Problem: Leaving out all pictures, copy exactly the lines from the one containing "What matplotlib code" down to the one containing "from matplotlib.lines import Line2D", both of them included.

Stored rows:

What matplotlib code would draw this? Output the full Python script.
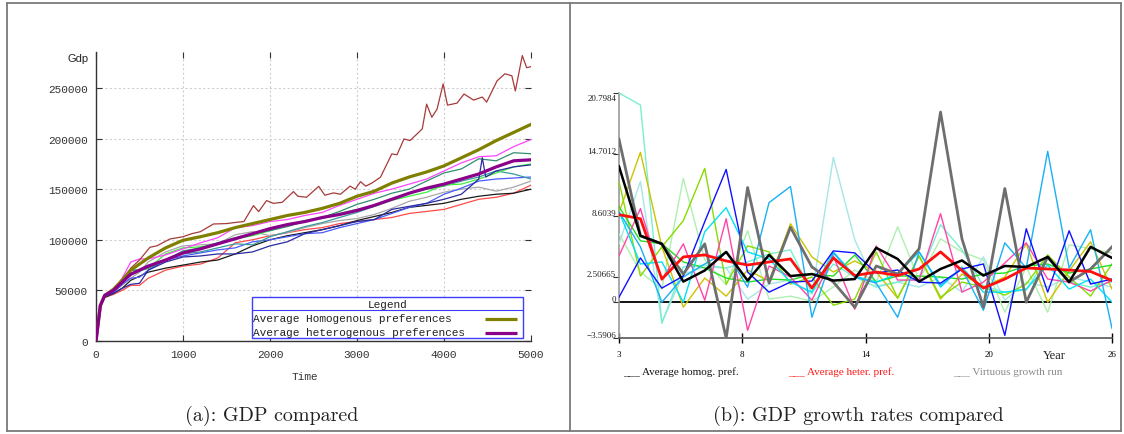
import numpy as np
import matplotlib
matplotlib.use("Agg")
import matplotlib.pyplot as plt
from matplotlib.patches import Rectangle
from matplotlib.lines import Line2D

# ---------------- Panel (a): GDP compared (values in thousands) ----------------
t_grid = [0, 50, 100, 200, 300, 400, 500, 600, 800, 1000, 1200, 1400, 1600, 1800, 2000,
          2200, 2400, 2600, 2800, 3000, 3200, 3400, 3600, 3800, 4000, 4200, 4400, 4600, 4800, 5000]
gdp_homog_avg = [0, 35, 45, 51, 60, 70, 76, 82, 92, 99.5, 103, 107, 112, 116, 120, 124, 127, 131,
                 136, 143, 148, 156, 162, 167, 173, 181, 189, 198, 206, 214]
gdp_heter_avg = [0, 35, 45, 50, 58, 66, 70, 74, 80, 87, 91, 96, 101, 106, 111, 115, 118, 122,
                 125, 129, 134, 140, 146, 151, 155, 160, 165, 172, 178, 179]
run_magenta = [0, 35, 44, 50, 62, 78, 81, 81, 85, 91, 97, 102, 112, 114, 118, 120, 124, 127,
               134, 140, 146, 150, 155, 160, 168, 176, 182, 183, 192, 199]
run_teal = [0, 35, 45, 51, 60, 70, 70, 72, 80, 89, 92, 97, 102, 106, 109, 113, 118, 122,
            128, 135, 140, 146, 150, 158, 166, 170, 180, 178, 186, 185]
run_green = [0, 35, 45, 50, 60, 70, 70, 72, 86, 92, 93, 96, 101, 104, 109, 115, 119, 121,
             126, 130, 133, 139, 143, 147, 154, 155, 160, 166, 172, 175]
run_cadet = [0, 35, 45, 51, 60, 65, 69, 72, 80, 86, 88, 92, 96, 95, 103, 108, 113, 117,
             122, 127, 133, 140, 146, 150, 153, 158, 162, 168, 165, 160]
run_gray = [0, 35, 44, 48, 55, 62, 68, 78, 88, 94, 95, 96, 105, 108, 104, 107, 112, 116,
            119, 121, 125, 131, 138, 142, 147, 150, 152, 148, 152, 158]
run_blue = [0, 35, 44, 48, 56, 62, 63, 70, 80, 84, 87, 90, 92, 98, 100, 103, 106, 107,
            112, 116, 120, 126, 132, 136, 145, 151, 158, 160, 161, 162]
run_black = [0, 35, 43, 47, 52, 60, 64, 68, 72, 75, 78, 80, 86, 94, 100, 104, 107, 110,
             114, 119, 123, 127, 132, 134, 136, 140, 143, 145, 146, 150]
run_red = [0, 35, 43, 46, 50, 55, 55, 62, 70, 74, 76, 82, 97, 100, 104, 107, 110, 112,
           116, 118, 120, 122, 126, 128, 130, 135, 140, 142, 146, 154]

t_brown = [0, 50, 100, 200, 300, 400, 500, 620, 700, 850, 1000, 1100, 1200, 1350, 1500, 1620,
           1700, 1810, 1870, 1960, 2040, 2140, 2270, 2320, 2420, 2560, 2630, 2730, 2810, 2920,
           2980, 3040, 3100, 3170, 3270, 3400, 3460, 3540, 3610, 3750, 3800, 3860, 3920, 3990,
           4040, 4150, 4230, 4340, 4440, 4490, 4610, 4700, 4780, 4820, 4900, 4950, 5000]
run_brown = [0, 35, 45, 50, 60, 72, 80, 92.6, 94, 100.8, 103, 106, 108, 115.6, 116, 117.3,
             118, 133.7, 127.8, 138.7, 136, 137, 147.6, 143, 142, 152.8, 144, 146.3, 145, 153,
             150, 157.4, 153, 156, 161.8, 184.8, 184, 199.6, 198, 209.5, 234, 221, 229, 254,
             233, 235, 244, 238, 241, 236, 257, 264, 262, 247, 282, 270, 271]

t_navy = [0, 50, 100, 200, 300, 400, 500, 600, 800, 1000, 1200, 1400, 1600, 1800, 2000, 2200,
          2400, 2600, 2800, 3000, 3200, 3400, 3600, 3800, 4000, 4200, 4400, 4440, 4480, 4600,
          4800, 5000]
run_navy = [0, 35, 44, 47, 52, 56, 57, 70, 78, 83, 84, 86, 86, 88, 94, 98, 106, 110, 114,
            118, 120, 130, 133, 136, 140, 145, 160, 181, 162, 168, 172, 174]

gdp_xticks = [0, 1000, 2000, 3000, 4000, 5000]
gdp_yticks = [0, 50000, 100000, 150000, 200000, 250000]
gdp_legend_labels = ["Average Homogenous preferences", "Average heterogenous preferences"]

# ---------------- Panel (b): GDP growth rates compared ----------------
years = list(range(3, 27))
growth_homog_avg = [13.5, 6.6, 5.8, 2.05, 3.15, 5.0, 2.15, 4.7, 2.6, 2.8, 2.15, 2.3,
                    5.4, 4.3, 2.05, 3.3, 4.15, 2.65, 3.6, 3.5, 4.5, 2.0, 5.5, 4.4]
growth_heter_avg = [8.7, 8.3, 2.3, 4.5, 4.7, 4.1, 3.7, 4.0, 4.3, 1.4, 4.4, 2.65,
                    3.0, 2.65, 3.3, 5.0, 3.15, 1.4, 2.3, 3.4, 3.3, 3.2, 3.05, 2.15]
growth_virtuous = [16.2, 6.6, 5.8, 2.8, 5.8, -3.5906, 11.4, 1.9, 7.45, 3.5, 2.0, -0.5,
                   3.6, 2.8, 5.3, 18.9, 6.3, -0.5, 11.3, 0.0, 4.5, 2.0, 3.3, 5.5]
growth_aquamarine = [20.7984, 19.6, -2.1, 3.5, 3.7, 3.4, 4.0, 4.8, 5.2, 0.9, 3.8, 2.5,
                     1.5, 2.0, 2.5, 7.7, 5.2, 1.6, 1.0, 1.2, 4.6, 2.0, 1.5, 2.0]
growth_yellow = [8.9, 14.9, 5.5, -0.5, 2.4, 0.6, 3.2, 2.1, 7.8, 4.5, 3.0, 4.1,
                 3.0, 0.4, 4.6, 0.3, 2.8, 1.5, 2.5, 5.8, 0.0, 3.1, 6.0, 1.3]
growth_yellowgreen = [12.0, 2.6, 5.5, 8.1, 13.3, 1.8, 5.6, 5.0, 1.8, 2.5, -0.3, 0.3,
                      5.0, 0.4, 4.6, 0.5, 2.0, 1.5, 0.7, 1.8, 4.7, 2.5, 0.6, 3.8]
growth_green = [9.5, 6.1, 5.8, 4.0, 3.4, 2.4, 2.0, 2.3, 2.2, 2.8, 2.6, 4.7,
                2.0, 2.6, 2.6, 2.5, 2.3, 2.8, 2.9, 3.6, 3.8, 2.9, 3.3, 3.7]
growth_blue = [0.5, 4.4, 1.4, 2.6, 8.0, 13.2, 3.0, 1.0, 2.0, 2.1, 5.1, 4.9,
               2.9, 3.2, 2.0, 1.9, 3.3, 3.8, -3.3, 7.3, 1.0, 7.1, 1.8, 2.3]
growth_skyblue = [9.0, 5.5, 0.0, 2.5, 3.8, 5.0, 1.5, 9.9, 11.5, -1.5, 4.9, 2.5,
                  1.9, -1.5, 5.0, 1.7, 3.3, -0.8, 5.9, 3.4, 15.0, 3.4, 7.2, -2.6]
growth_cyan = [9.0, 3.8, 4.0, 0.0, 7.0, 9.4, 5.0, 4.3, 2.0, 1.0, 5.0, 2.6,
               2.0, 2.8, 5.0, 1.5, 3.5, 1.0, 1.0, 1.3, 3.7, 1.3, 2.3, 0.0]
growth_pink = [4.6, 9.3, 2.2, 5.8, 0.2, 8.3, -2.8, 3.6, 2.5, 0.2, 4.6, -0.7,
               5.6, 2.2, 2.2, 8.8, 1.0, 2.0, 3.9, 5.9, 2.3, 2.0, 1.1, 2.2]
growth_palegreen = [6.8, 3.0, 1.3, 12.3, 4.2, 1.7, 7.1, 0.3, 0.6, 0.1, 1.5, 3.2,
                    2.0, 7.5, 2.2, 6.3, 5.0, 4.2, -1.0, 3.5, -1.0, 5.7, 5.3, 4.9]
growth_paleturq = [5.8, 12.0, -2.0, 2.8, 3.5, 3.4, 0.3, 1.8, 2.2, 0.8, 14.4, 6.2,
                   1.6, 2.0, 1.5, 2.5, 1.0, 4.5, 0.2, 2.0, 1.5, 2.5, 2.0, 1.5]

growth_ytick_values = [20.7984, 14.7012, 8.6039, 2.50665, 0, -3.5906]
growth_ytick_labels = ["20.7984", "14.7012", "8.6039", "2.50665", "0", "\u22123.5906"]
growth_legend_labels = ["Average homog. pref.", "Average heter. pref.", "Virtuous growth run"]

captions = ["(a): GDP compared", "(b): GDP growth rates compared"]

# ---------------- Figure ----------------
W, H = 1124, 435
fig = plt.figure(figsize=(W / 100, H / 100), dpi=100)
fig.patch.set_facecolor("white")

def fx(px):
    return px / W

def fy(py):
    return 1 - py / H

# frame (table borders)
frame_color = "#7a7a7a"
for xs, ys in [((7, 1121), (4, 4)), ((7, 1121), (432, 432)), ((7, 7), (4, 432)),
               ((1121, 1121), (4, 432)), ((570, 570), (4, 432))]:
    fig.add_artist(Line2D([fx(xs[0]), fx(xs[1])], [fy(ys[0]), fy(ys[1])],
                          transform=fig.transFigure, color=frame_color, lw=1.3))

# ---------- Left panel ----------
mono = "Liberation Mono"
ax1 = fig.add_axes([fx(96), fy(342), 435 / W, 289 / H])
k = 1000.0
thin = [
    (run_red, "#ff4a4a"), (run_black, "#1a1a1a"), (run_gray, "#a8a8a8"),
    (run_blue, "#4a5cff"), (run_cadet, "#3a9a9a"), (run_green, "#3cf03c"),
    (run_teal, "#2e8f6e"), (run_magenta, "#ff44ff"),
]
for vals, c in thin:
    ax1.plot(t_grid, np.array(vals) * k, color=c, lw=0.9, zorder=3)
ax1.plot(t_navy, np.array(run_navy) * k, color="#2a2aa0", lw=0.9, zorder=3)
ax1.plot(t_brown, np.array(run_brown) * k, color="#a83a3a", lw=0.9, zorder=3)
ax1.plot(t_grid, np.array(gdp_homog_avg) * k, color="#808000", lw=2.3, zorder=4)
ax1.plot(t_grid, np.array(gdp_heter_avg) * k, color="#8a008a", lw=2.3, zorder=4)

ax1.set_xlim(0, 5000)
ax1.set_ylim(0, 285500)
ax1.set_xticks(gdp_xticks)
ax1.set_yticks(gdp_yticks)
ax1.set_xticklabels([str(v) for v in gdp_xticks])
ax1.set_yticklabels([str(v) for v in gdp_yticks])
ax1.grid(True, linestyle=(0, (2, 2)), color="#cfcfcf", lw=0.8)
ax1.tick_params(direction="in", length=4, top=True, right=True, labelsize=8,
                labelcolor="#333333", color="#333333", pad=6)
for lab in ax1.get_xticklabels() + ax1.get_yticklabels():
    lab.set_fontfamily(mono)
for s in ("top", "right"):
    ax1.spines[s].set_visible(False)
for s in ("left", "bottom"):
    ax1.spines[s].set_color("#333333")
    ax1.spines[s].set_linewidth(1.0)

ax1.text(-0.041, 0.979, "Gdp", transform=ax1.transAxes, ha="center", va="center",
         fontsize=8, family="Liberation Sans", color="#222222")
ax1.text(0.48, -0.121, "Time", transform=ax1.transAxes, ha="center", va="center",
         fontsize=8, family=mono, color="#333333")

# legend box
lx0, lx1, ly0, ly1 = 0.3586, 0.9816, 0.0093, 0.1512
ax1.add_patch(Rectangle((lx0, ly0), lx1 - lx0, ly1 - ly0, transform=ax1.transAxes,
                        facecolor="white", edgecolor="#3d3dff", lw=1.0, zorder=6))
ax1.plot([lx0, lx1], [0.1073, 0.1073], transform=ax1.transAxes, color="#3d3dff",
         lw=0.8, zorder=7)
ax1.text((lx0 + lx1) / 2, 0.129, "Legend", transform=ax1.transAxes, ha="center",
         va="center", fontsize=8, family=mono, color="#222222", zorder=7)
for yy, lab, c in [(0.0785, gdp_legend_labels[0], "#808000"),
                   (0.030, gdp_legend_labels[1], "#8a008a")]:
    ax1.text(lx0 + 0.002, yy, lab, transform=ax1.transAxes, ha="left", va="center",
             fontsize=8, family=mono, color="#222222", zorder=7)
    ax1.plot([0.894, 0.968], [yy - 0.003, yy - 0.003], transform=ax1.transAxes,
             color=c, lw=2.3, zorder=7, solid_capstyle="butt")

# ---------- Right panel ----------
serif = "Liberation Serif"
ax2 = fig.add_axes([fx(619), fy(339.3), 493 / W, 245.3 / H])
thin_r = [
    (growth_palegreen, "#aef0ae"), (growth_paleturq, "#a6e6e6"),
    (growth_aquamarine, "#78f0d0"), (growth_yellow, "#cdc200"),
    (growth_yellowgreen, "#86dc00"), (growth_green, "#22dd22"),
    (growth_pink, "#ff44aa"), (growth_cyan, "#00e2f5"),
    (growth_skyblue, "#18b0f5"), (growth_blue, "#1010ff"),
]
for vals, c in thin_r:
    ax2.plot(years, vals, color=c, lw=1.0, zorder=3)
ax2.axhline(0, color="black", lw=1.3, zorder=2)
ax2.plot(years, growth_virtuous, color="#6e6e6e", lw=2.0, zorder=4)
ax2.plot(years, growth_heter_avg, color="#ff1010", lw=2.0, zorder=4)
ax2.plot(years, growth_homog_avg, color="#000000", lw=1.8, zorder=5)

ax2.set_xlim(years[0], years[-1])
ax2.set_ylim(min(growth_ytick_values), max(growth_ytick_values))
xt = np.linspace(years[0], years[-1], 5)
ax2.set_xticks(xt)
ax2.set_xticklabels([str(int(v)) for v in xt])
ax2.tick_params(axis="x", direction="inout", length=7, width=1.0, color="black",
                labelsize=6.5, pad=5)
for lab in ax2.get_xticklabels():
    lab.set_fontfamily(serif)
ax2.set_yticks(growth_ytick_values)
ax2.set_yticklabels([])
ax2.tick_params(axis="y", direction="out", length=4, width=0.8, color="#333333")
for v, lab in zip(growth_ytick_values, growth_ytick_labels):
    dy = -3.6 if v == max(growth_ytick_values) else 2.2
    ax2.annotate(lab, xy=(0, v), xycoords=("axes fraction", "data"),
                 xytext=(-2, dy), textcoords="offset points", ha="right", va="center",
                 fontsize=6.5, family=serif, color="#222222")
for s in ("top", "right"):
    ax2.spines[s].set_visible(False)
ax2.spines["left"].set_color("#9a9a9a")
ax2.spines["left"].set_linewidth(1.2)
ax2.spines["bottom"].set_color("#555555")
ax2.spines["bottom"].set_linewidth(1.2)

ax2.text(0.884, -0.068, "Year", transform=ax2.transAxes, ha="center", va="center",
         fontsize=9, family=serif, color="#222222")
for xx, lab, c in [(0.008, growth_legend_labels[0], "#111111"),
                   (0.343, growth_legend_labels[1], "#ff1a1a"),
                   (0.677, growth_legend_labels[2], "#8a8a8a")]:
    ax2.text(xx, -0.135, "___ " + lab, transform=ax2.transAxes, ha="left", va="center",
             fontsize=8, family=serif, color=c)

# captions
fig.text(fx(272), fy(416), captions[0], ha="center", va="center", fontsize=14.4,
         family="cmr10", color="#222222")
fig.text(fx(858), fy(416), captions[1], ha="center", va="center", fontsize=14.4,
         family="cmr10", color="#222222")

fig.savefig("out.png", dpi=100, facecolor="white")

* * *

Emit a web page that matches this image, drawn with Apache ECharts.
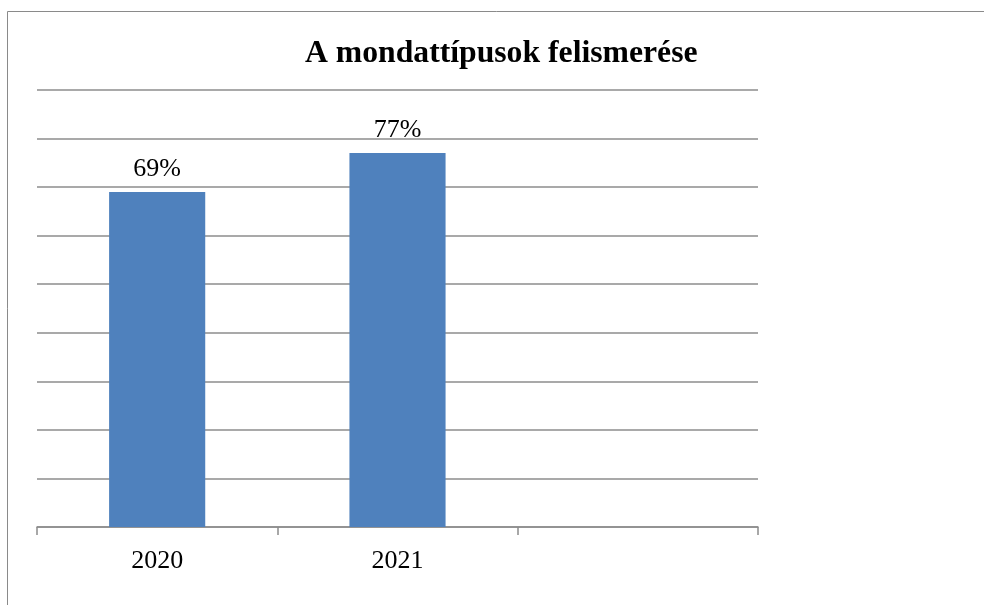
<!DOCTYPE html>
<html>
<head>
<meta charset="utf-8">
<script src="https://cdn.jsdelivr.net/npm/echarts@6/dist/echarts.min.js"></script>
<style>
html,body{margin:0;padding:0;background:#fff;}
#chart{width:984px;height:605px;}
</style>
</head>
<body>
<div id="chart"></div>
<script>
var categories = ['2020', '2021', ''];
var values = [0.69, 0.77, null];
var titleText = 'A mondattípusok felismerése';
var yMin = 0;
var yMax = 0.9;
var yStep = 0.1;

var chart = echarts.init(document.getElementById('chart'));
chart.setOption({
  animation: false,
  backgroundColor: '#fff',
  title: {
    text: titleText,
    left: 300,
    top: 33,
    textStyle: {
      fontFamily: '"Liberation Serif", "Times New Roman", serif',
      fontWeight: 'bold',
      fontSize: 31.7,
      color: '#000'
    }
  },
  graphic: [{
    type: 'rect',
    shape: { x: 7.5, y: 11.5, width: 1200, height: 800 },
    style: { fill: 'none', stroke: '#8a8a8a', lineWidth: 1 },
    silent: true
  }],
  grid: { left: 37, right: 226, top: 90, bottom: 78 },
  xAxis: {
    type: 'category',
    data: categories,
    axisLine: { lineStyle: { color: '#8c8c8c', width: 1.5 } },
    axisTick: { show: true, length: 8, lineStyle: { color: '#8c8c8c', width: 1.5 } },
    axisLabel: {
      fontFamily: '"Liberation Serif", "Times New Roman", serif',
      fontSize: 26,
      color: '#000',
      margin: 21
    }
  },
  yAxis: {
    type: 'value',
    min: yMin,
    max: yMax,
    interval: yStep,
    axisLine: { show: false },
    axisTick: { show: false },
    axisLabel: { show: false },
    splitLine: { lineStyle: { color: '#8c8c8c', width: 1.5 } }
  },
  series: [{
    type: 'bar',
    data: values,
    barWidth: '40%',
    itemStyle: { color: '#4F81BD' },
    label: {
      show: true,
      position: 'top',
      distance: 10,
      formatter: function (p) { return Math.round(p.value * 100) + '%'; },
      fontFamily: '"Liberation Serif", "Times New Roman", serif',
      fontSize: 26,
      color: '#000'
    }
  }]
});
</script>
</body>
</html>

---

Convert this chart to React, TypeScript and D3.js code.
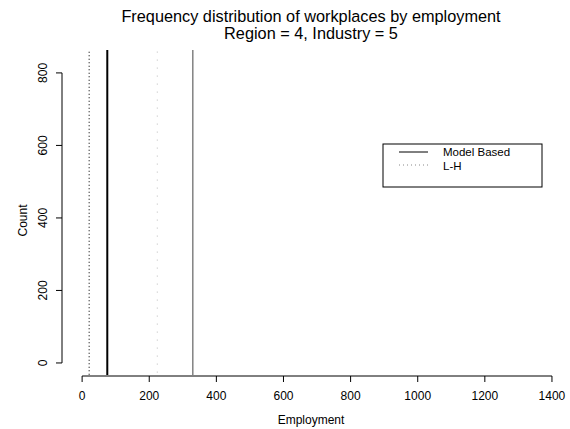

Answer to this task:
What matplotlib code would draw this? Output the full Python script.
import numpy as np
import matplotlib
matplotlib.use("Agg")
import matplotlib.pyplot as plt
from matplotlib.patches import Rectangle
from matplotlib.lines import Line2D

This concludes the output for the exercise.